Contact: Scott Denne

Private equity firms seem to be the only ones browsing for big consumer internet deals these days. Today’s acquisition of WebMD by Internet Brands marks the third billion-dollar purchase of a consumer internet company this year. The acquirers in those other deals, like KKR-owned Internet Brands, are also backed by PE firms.

Internet Brands’ $2.8bn acquisition of WebMD fits in the strategy, although not scope, of its past acquisitions. Since its days as Carsdirect, the company has rolled up 63 internet businesses across automotive, fashion and healthcare. Although the deal sizes of those were largely undisclosed, sites like dentalplans.com and racingjunk.com didn’t have the scale or notoriety of WebMD, and were certainly smaller deals – even Internet Brands itself was reported to have traded to KKR at just over $1bn in 2014.
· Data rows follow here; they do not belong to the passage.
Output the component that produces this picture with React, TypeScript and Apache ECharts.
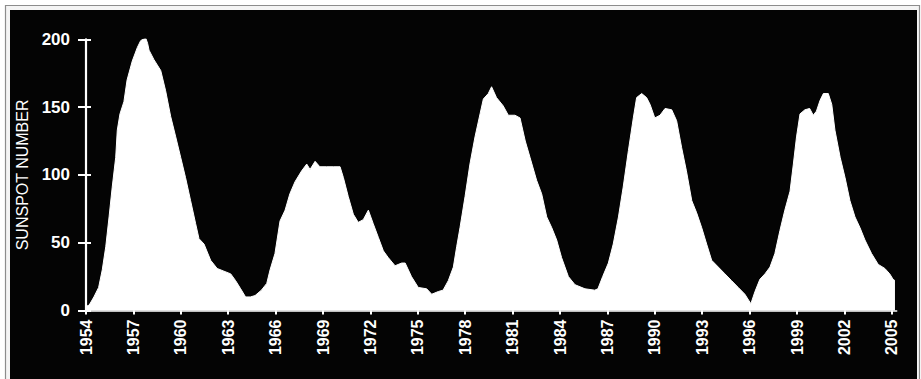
import React, { useEffect, useRef } from 'react';
import * as echarts from 'echarts';

// Sunspot number readings (decimal year, value)
const years = [
  1954.0, 1954.2, 1954.5, 1954.8, 1955.03, 1955.25, 1955.46, 1955.66, 1955.88, 1955.98,
  1956.15, 1956.4, 1956.6, 1956.93, 1957.25, 1957.46, 1957.6, 1957.78, 1957.9, 1957.99,
  1958.3, 1958.73, 1959.04, 1959.36, 1959.68, 1959.99, 1960.3, 1960.62, 1960.94, 1961.15,
  1961.47, 1961.89, 1962.3, 1962.73, 1963.16, 1963.47, 1963.79, 1964.1, 1964.4, 1964.7,
  1965.1, 1965.44, 1965.65, 1965.96, 1966.28, 1966.6, 1966.9, 1967.23, 1967.65, 1967.97,
  1968.18, 1968.5, 1968.8, 1969.23, 1969.65, 1970.08, 1970.29, 1970.6, 1970.92, 1971.23,
  1971.55, 1971.87, 1972.18, 1972.5, 1972.82, 1973.13, 1973.56, 1973.98, 1974.2, 1974.6,
  1975.03, 1975.56, 1975.88, 1976.3, 1976.6, 1976.93, 1977.25, 1977.46, 1977.67, 1977.99,
  1978.3, 1978.62, 1978.94, 1979.15, 1979.46, 1979.67, 1979.98, 1980.4, 1980.73, 1981.15,
  1981.47, 1981.8, 1982.1, 1982.52, 1982.84, 1983.16, 1983.48, 1983.79, 1984.1, 1984.53,
  1984.95, 1985.58, 1986.2, 1986.4, 1986.7, 1987.06, 1987.37, 1987.7, 1988.0, 1988.33,
  1988.64, 1988.85, 1989.17, 1989.48, 1989.7, 1990.0, 1990.33, 1990.65, 1991.07, 1991.38,
  1991.7, 1992.0, 1992.34, 1992.65, 1992.97, 1993.28, 1993.6, 1994.02, 1994.44, 1994.86,
  1995.28, 1995.7, 1996.08, 1996.34, 1996.65, 1996.97, 1997.29, 1997.6, 1997.92, 1998.23,
  1998.56, 1998.77, 1998.97, 1999.19, 1999.5, 1999.8, 2000.03, 2000.23, 2000.46, 2000.67,
  2000.98, 2001.2, 2001.4, 2001.73, 2002.04, 2002.35, 2002.67, 2002.99, 2003.3, 2003.72,
  2004.14, 2004.56, 2004.87, 2005.08, 2005.2,
];

const sunspots = [
  3, 4, 10, 17, 30, 47, 69, 91, 113, 133,
  145, 154, 170, 184, 194, 199, 200, 201, 197, 192,
  185, 177, 162, 143, 128, 113, 98, 81, 64, 53,
  49, 37, 31, 29, 27, 22, 16, 10, 10, 11,
  15, 20, 30, 42, 66, 74, 86, 95, 103, 108,
  104, 110, 106, 106, 106, 106, 98, 84, 71, 65,
  67, 74, 64, 54, 44, 39, 33, 35, 35, 25,
  17, 16, 12, 14, 15, 22, 32, 47, 61, 84,
  108, 128, 145, 156, 160, 165, 157, 151, 144, 144,
  142, 125, 113, 96, 86, 69, 61, 52, 39, 25,
  19, 16, 15, 16, 25, 35, 49, 69, 91, 118,
  142, 157, 160, 157, 152, 142, 144, 149, 148, 140,
  120, 103, 81, 72, 61, 49, 37, 32, 27, 22,
  17, 12, 5, 14, 23, 27, 32, 42, 59, 74,
  88, 108, 128, 145, 148, 149, 144, 147, 155, 160,
  160, 152, 133, 113, 98, 81, 69, 61, 52, 42,
  34, 31, 27, 23, 22,
];

const xTickYears = [
  1954, 1957, 1960, 1963, 1966, 1969, 1972, 1975, 1978, 1981,
  1984, 1987, 1990, 1993, 1996, 1999, 2002, 2005,
];
const yTicks = [0, 50, 100, 150, 200];
const yAxisTitle = 'SUNSPOT NUMBER';

const FONT = "'Liberation Sans', Arial, sans-serif";

export default function App() {
  const ref = useRef<HTMLDivElement>(null);

  useEffect(() => {
    if (!ref.current) return;
    const chart = echarts.init(ref.current, null, { renderer: 'svg' });
    const data = years.map((y, i) => [y, sunspots[i]]);

    chart.setOption({
      animation: false,
      backgroundColor: '#ffffff',
      graphic: [
        {
          type: 'rect',
          z: -20,
          silent: true,
          shape: { x: 5.5, y: 5.5, width: 914, height: 380 },
          style: { fill: '#f4f4f4', stroke: '#8c8c8c', lineWidth: 1.2 },
        },
        {
          type: 'rect',
          z: -19,
          silent: true,
          shape: { x: 10, y: 10, width: 907, height: 375 },
          style: { fill: '#040404' },
        },
      ],
      grid: { left: 86, right: 24.3, top: 39.3, bottom: 68.5, containLabel: false },
      xAxis: {
        type: 'value',
        min: 1954,
        max: 2005.31,
        splitLine: { show: false },
        axisLine: { show: true, lineStyle: { color: '#ffffff', width: 1.5 } },
        axisTick: {
          show: true,
          customValues: xTickYears,
          length: 4,
          lineStyle: { color: '#ffffff', width: 2 },
        },
        axisLabel: {
          customValues: xTickYears,
          rotate: 90,
          margin: 9,
          color: '#ffffff',
          fontFamily: FONT,
          fontWeight: 'bold',
          fontSize: 16,
          formatter: (v: number) => String(Math.round(v)),
        },
      },
      yAxis: [
        {
          type: 'value',
          min: yTicks[0],
          max: yTicks[yTicks.length - 1],
          interval: 50,
          name: yAxisTitle,
          nameLocation: 'middle',
          nameRotate: 90,
          nameGap: 49,
          nameTextStyle: { color: '#ffffff', fontFamily: FONT, fontSize: 16 },
          splitLine: { show: false },
          axisLine: { show: true, lineStyle: { color: '#ffffff', width: 2.2 } },
          axisTick: { show: true, length: 8, lineStyle: { color: '#ffffff', width: 2 } },
          axisLabel: {
            color: '#ffffff',
            margin: 16,
            fontFamily: FONT,
            fontWeight: 'bold',
            fontSize: 17,
          },
        },
        {
          type: 'value',
          position: 'left',
          min: yTicks[0],
          max: yTicks[yTicks.length - 1],
          interval: 50,
          splitLine: { show: false },
          axisLine: { show: false },
          axisTick: { show: true, inside: true, length: 5, lineStyle: { color: '#ffffff', width: 2 } },
          axisLabel: { show: false },
        },
      ],
      series: [
        {
          type: 'line',
          yAxisIndex: 0,
          data,
          showSymbol: false,
          symbol: 'none',
          lineStyle: { color: '#ffffff', width: 1 },
          areaStyle: { color: '#ffffff', opacity: 1 },
          z: 3,
        },
      ],
    });

    return () => chart.dispose();
  }, []);

  return (
    <div
      ref={ref}
      style={{ position: 'fixed', left: 0, top: 0, width: 921, height: 379 }}
    />
  );
}
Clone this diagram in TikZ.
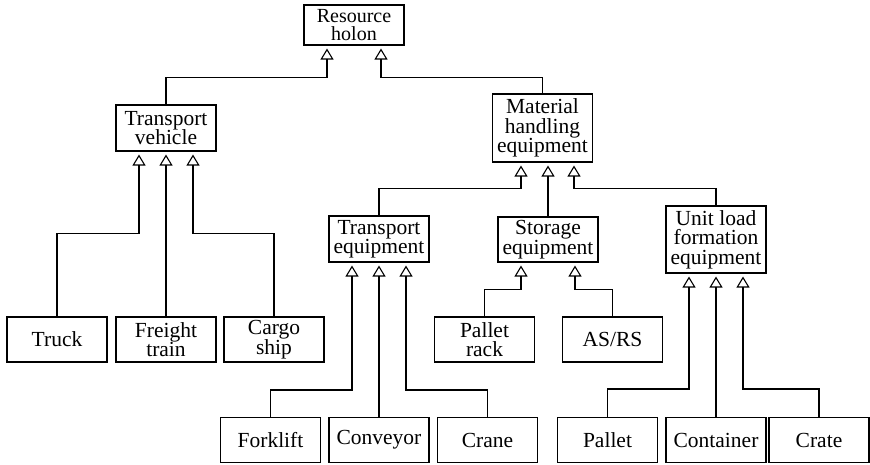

In landing its biggest prize, Internet Brands paid a healthy valuation. At $66.50 per share, the deal prices the target company’s stock at a record level for the current iteration of WebMD (since its founding in the heyday of the dot-com bubble, WebMD has been through a couple of reorganizations, but has been trading on the Nasdaq since 2005). The acquisition values it at 3.9x trailing revenue, two turns above what Everyday Health – a competing health site that’s about one-third the size – took in its sale to j2 in 2016.

And while WebMD fetched a premium compared with its closest competitor, when compared with the broader market, it falls just shy of the 4.3x median multiple for similarly sized consumer internet deals across the last decade. As private equity firms account for an outsized amount of the consumer internet M&A market, premium valuations become harder to find. According to 451 Research’s M&A KnowledgeBase, $2 of every $3 spent on M&A in this category this year has involved a PE firm or PE-backed buyer, yet none of the $1bn-plus consumer internet deals this year – Bankrate, Chewy and WebMD – printed above 4x.